In the February Monthly for 1880, page 44, a subscriber asks for information concerning the treatment of the Catalonian Jasmine.

The Catalonian Jasmine, Jasminum grandi-florum, is a native of the East Indies, and was introduced in 1629. In its native country it is an evergreen climber, attaining a height of over twenty feet, but in cultivation it is not often seen growing as a climbing plant.

The foliage is light, airy and graceful, and the deliciously fragrant, star-shaped, pure white flowers, are produced in the greatest profusion, from October to May, and it is extensively cultivated by all florists for its flowers, which are extensively used by bouquet makers.

It is a plant of easy cultivation, merely requiring a compost made of two-thirds loam and one-third well-rotted manure, well mixed; good drainage is indispensable, and a temperature of of 50° will suit it very well. The plants should be cut back into shape, and planted out in the open air the first week in May, and taken up and potted carefully about the middle of September.

If large specimens are wanted, do not cut back so severely, but train the shoot on a neat trellis and allow the branches to droop. Thus treated this Jasminum will form an elegant specimen plant, well suited for the decoration of the window garden or conservatory.

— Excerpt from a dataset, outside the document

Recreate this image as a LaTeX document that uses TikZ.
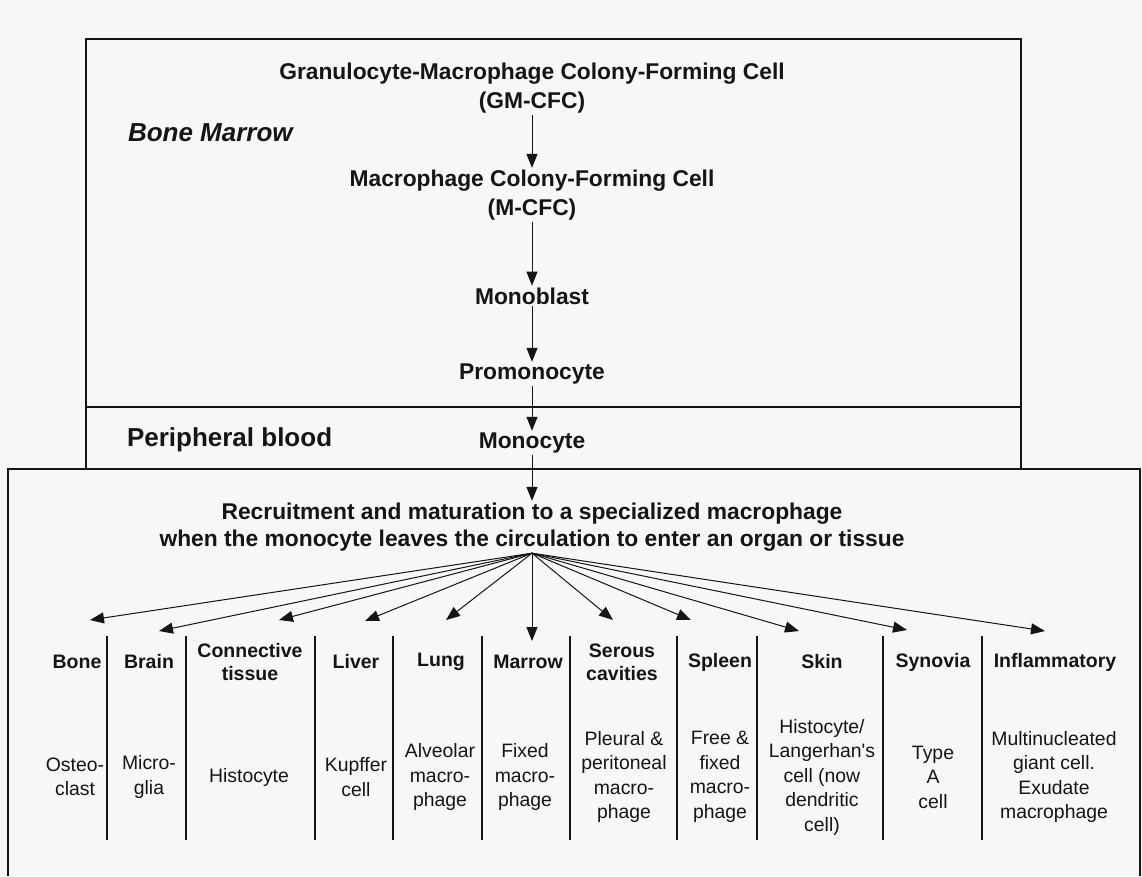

It can also be grown as a climbing plant by planting it out in a well prepared border, or in a large pot or tub, where, if a little attention be given as to training, it will soon attain a height of ten to fifteen feet, covering a considerable space; or it can be trained up the rafters of the greenhouse. I prefer to cultivate this Jasminum as a pot plant, so that it can either be planted out or plunged in the open air during the summer months. When it is grown inside it is liable to become infested with the scale to which it is unfortunately very subject. This Jasminum is easily propagated by cuttings but fine string plants can easily be obtained by layers during the summer season.

I think that if Mrs. R. P., who inquired for a free flowering white climber, in the August Monthly, page 237, will try this plant grown as a climber, she will be pleased with it, and that it will prove very satisfactory. I hope that she will try it and report the result.